**MATERIAL:**
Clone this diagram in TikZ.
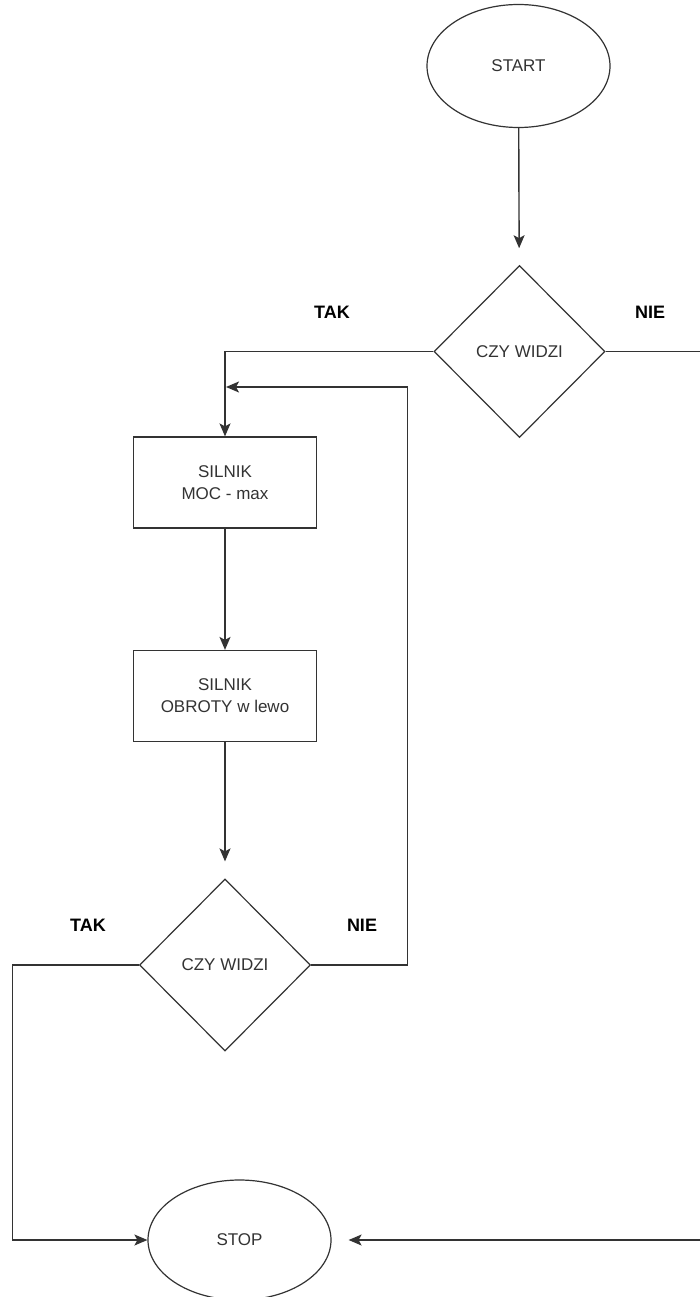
\documentclass[tikz,border=0pt]{standalone}
\usepackage{fontspec}
\setmainfont{Liberation Sans}
\usetikzlibrary{shapes.geometric,arrows.meta}
\definecolor{ink}{HTML}{333333}
\begin{document}
\begin{tikzpicture}[x=1pt,y=-1pt,
  every node/.style={font=\fontsize{17}{22}\selectfont, text=ink},
  term/.style={draw=ink, line width=1.2pt, ellipse, minimum width=183pt, minimum height=123pt, inner sep=0pt},
  procbox/.style={draw=ink, line width=1.2pt, rectangle, minimum width=183pt, minimum height=91pt, align=center, inner sep=0pt},
  decide/.style={draw=ink, line width=1.2pt, diamond, minimum width=171pt, minimum height=172pt, inner sep=0pt},
  lbl/.style={font=\fontsize{18}{22}\selectfont\bfseries, text=black},
  conn/.style={draw=ink, line width=1.4pt},
  arr/.style={conn, -{Stealth[length=13pt,width=11pt,inset=3pt]}}
]
\useasboundingbox (0,0) rectangle (700,1297);
\fill[white] (0,0) rectangle (700,1297);

\node[term] (start) at (518.5,66) {START};
\node[decide] (d1) at (519.5,351.5) {CZY WIDZI};
\node[procbox] (box1) at (225,482.5) {SILNIK\\MOC - max};
\node[procbox] (box2) at (225,696) {SILNIK\\OBROTY w lewo};
\node[decide] (d2) at (225,965) {CZY WIDZI};
\node[term, minimum height=120pt] (stop) at (239.5,1240) {STOP};

\node[lbl] (tak1) at (332,312) {TAK};
\node[lbl] (nie1) at (650,312) {NIE};
\node[lbl] (tak2) at (88,925) {TAK};
\node[lbl] (nie2) at (362,925) {NIE};

\coordinate (c1) at (407.5,965);
\coordinate (c2) at (407.5,387);
\coordinate (c3) at (226,387);
\coordinate (l1) at (12.5,965);
\coordinate (r1) at (704,351.5);
\coordinate (r2) at (704,1240);

\draw[arr, shorten >=17pt] (start) -- (d1);
\draw[arr] (d1.west) -| (box1.north);
\draw[arr] (box1) -- (box2);
\draw[arr, shorten >=17pt] (box2) -- (d2);
\draw[arr] (d2.east) -- (c1) -- (c2) -- (c3);
\draw[arr] (d2.west) -- (l1) |- (stop.west);
\draw[arr, shorten >=17pt] (d1.east) -- (r1) -- (r2) -- (stop.east);
\end{tikzpicture}
\end{document}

**AIM OF THE TASK:**
Reproduce the data verbatim. Do not carry any picture into the copy.

**OUTPUT BELOW:**
Clone this diagram in TikZ.
\documentclass[tikz,border=0pt]{standalone}
\usepackage{fontspec}
\setmainfont{Liberation Sans}
\usetikzlibrary{shapes.geometric,arrows.meta}
\definecolor{ink}{HTML}{333333}
\begin{document}
\begin{tikzpicture}[x=1pt,y=-1pt,
  every node/.style={font=\fontsize{17}{22}\selectfont, text=ink},
  term/.style={draw=ink, line width=1.2pt, ellipse, minimum width=183pt, minimum height=123pt, inner sep=0pt},
  procbox/.style={draw=ink, line width=1.2pt, rectangle, minimum width=183pt, minimum height=91pt, align=center, inner sep=0pt},
  decide/.style={draw=ink, line width=1.2pt, diamond, minimum width=171pt, minimum height=172pt, inner sep=0pt},
  lbl/.style={font=\fontsize{18}{22}\selectfont\bfseries, text=black},
  conn/.style={draw=ink, line width=1.4pt},
  arr/.style={conn, -{Stealth[length=13pt,width=11pt,inset=3pt]}}
]
\useasboundingbox (0,0) rectangle (700,1297);
\fill[white] (0,0) rectangle (700,1297);

\node[term] (start) at (518.5,66) {START};
\node[decide] (d1) at (519.5,351.5) {CZY WIDZI};
\node[procbox] (box1) at (225,482.5) {SILNIK\\MOC - max};
\node[procbox] (box2) at (225,696) {SILNIK\\OBROTY w lewo};
\node[decide] (d2) at (225,965) {CZY WIDZI};
\node[term, minimum height=120pt] (stop) at (239.5,1240) {STOP};

\node[lbl] (tak1) at (332,312) {TAK};
\node[lbl] (nie1) at (650,312) {NIE};
\node[lbl] (tak2) at (88,925) {TAK};
\node[lbl] (nie2) at (362,925) {NIE};

\coordinate (c1) at (407.5,965);
\coordinate (c2) at (407.5,387);
\coordinate (c3) at (226,387);
\coordinate (l1) at (12.5,965);
\coordinate (r1) at (704,351.5);
\coordinate (r2) at (704,1240);

\draw[arr, shorten >=17pt] (start) -- (d1);
\draw[arr] (d1.west) -| (box1.north);
\draw[arr] (box1) -- (box2);
\draw[arr, shorten >=17pt] (box2) -- (d2);
\draw[arr] (d2.east) -- (c1) -- (c2) -- (c3);
\draw[arr] (d2.west) -- (l1) |- (stop.west);
\draw[arr, shorten >=17pt] (d1.east) -- (r1) -- (r2) -- (stop.east);
\end{tikzpicture}
\end{document}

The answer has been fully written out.